La Niña’s research is deeply rooted in the territory. The sound seeps into the very titles of the tracks, many of which are onomatopoeic in nature, and the poetic exercise becomes a form of infinite creative power. The ability to manipulate Neapolitan becomes a conscious and visionary artistic practice.
Furèsta is a folk album, but in a broader sense: folk is not understood as a genre, but as an authentic connection with the people and the land. There is no urban reference, as La Niña’s musical search delves into the countryside more than into urban dimensions. Her investigation crosses the sounds of the Mediterranean, deepening elements of Neapolitan tradition, even recalling figures such as playwright Roberto De Simone and the ancient “chiagnazzare”—the ancient Roman mourners, who, during funeral processions, would walk behind the torchbearers, singing lamentations for the deceased and being paid to cry.

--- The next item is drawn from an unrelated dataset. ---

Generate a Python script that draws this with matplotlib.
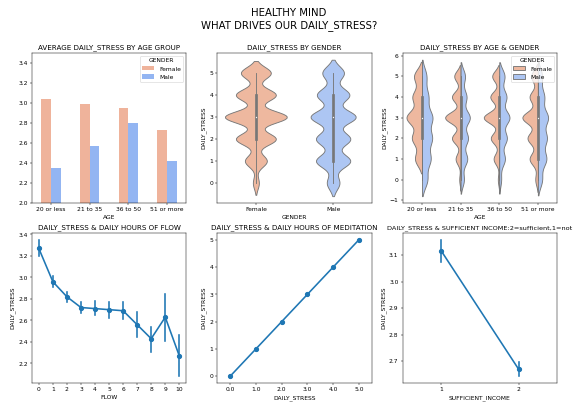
# daily stress overview: age / gender breakdown plus point plots of a few drivers

# %% import stuff
import numpy as np
import matplotlib
matplotlib.use('Agg')
import matplotlib.pyplot as plt
from matplotlib.patches import Patch


# %% data
age_groups = ['20 or less', '21 to 35', '36 to 50', '51 or more']
genders = ['Female', 'Male']
stress_levels = [0, 1, 2, 3, 4, 5]

# mean DAILY_STRESS per age group
female_mean = [3.04, 2.99, 2.95, 2.73]
male_mean = [2.35, 2.57, 2.80, 2.42]

# share of answers (%) on each stress level, by gender
female_counts = [3, 11, 20, 31, 20, 15]
male_counts = [7, 19, 19, 25, 18, 12]

# share of answers (%) on each stress level, by age group and gender
female_counts_age = [[0, 14, 20, 31, 19, 16],
                     [3, 11, 19, 34, 19, 14],
                     [3, 12, 18, 33, 19, 15],
                     [5, 16, 20, 30, 16, 13]]
male_counts_age = [[12, 19, 22, 23, 14, 10],
                   [9, 18, 20, 25, 16, 12],
                   [5, 15, 20, 27, 19, 14],
                   [10, 20, 21, 24, 15, 10]]

# mean stress (+ 95% ci) by daily hours of flow
flow_hours = ['0', '1', '2', '3', '4', '5', '6', '7', '8', '9', '10']
flow_mean = [3.27, 2.96, 2.82, 2.72, 2.71, 2.70, 2.69, 2.56, 2.43, 2.63, 2.27]
flow_lo = [3.20, 2.91, 2.77, 2.67, 2.65, 2.62, 2.61, 2.45, 2.31, 2.41, 2.08]
flow_hi = [3.35, 3.01, 2.86, 2.77, 2.78, 2.77, 2.77, 2.68, 2.54, 2.85, 2.46]

# stress vs stress (meditation column mixed up in the notebook)
meditation_levels = ['0.0', '1.0', '2.0', '3.0', '4.0', '5.0']
meditation_mean = [0, 1, 2, 3, 4, 5]

# mean stress (+ 95% ci) by sufficient income
income_levels = ['1', '2']
income_mean = [3.115, 2.670]
income_lo = [3.073, 2.643]
income_hi = [3.157, 2.696]


# %% style
W_IN = 13.5                 # figure width in inches
DPI = 578 / W_IN
female_bar = '#EFB39B'
male_bar = '#93B5F2'
female_violin = '#EEB89F'
male_violin = '#ADC6F3'
GRAY = '#777777'
line_blue = '#1f77b4'
LW = 1.5
bw_gender = [0.27, 0.30]
bw_female_age = [0.35, 0.27, 0.27, 0.30]
bw_male_age = [0.40, 0.34, 0.34, 0.38]


# %% helpers
def kde(counts, bw):
    lv = np.array(stress_levels, float)
    c = np.array(counts, float)
    present = lv[c > 0]
    y = np.linspace(present.min() - 2 * bw, present.max() + 2 * bw, 100)
    d = (c[None, :] * np.exp(-0.5 * ((y[:, None] - lv[None, :]) / bw) ** 2)).sum(1)
    d /= c.sum() * bw * np.sqrt(2 * np.pi)
    return y, d


def draw_box(ax, x, counts):
    data = np.repeat(stress_levels, counts)
    q25, q50, q75 = np.percentile(data, [25, 50, 75])
    iqr = q75 - q25
    h1 = data[data >= q25 - 1.5 * iqr].min()
    h2 = data[data <= q75 + 1.5 * iqr].max()
    ax.plot([x, x], [h1, h2], lw=LW, color=GRAY)
    ax.plot([x, x], [q25, q75], lw=LW * 3, color=GRAY)
    ax.scatter(x, q50, zorder=3, color='white', edgecolor=GRAY, s=np.square(LW * 2))


def point_plot(ax, labels, mean, lo=None, hi=None):
    x = np.arange(len(labels))
    lw = 1.8 * 1.5
    ax.plot(x, mean, color=line_blue, lw=lw)
    if lo is not None:
        for xi, a, b in zip(x, lo, hi):
            ax.plot([xi, xi], [a, b], color=line_blue, lw=lw)
    ax.scatter(x, mean, s=np.pi * lw ** 2 * 2, linewidth=lw * .75,
               facecolor=line_blue, edgecolor=line_blue, zorder=3)
    ax.set_xticks(x)
    ax.set_xticklabels(labels)
    ax.set_xlim(-0.5, len(labels) - 0.5)


# %% figure
fig, axes = plt.subplots(2, 3, figsize=(W_IN, 402.2 / DPI), dpi=DPI)
fig.subplots_adjust(left=0.055, right=0.964, top=0.868, bottom=0.047,
                    wspace=0.2, hspace=0.2)
fig.suptitle('HEALTHY MIND\nWHAT DRIVES OUR DAILY_STRESS?', fontsize=17)

# average stress by age group
ax = axes[0, 0]
xa = np.arange(len(age_groups))
ax.bar(xa - 0.125, female_mean, 0.25, color=female_bar, label='Female')
ax.bar(xa + 0.125, male_mean, 0.25, color=male_bar, label='Male')
ax.set_xticks(xa)
ax.set_xticklabels(age_groups)
ax.set_xlim(-0.5, len(age_groups) - 0.5)
ax.set_ylim(2.0, 3.5)
ax.set_xlabel('AGE')
ax.legend(title='GENDER', loc='upper right')
ax.set_title('AVERAGE DAILY_STRESS BY AGE GROUP')

# stress by gender
ax = axes[0, 1]
curves = [kde(c, b) for c, b in zip([female_counts, male_counts], bw_gender)]
dmax = max(d.max() for _, d in curves)
for i, ((y, d), col, cnt) in enumerate(zip(curves, [female_violin, male_violin],
                                           [female_counts, male_counts])):
    w = d / dmax * 0.4
    ax.fill_betweenx(y, i - w, i + w, facecolor=col, edgecolor=GRAY, lw=LW)
    draw_box(ax, i, cnt)
ax.set_xticks(range(len(genders)))
ax.set_xticklabels(genders)
ax.set_xlim(-0.5, len(genders) - 0.5)
ax.set_xlabel('GENDER')
ax.set_ylabel('DAILY_STRESS')
ax.set_title('DAILY_STRESS BY GENDER')

# stress by age & gender, split violins
ax = axes[0, 2]
for i in range(len(age_groups)):
    yf, df = kde(female_counts_age[i], bw_female_age[i])
    ym, dm = kde(male_counts_age[i], bw_male_age[i])
    mx = max(df.max(), dm.max())
    ax.fill_betweenx(yf, i - df / mx * 0.4, i, facecolor=female_violin,
                     edgecolor=GRAY, lw=LW)
    ax.fill_betweenx(ym, i, i + dm / mx * 0.4, facecolor=male_violin,
                     edgecolor=GRAY, lw=LW)
    both = np.array(female_counts_age[i]) + np.array(male_counts_age[i])
    draw_box(ax, i, both)
ax.set_xticks(xa)
ax.set_xticklabels(age_groups)
ax.set_xlim(-0.5, len(age_groups) - 0.5)
ax.set_yticks(range(-1, 7))
ax.set_xlabel('AGE')
ax.set_ylabel('DAILY_STRESS')
handles = [Patch(facecolor=female_violin, edgecolor=GRAY, lw=LW, label='Female'),
           Patch(facecolor=male_violin, edgecolor=GRAY, lw=LW, label='Male')]
ax.legend(handles=handles, title='GENDER', loc='upper right')
ax.set_title('DAILY_STRESS BY AGE & GENDER')

# flow
ax = axes[1, 0]
point_plot(ax, flow_hours, flow_mean, flow_lo, flow_hi)
ax.set_xlabel('FLOW')
ax.set_ylabel('DAILY_STRESS')
ax.set_title('DAILY_STRESS & DAILY HOURS OF FLOW')

# meditation
ax = axes[1, 1]
point_plot(ax, meditation_levels, meditation_mean)
ax.set_xlabel('DAILY_STRESS')
ax.set_ylabel('DAILY_STRESS')
ax.set_title('DAILY_STRESS & DAILY HOURS OF MEDITATION')

# income (title is long, shrink it a bit so it stays on the canvas)
ax = axes[1, 2]
point_plot(ax, income_levels, income_mean, income_lo, income_hi)
ax.set_xlabel('SUFFICIENT_INCOME')
ax.set_ylabel('DAILY_STRESS')
ax.set_title('DAILY_STRESS & SUFFICIENT INCOME:2=sufficient,1=not', fontsize=11)

plt.savefig('out.png', dpi=DPI)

The album touches on profound and complex themes, including the glamourization of crime, abuse, violence, childhood, and the earthquake. The creative process was, for La Niña, a form of musical philanthropy: the desire to cancel individualism and egocentrism to embrace a collective dimension.
The musical exploration also extends in unexpected directions: the Scala Lidia, used in Italian musical tradition, meets the Scala del Pomeriggio —Thaat “Kafi”—from India, creating new connections between seemingly distant sound worlds. Niña affirms, “It’s mathematics; the musical scales were the same, and there were no ways for the two peoples to communicate. Music is also mysticism, it’s also mystery, and I accept that.”
The video for the first single from Furèsta is a visual love letter to the city of Naples, its rural countryside, its folklore, and its layered aesthetic. Through dense and symbolic images, La Niña takes us on a journey that blends sacredness and everyday life, between narrow alleys, baroque palaces, ritual dances—such as “tammurriata” in Campania and “pizzica” in Salento — and details that capture the complexity of a city suspended between past and future.
The direction plays with light and shadow, overlaying images that evoke a realm between reality and dreamlike vision. La Niña’s body and voice become the focal point of a narrative that transcends the traditional music video, transforming into a visceral, almost initiatory story, immersing us in the album’s deepest dimension.
More than just an album, Furèsta is a sensory and conceptual experience that invites a careful and immersive listen.
With this new work, La Niña reaffirms herself as an artist capable of reworking the roots of her land into a new and visceral language, offering the Italian music scene a work that resonates as an ancestral song projected into the future.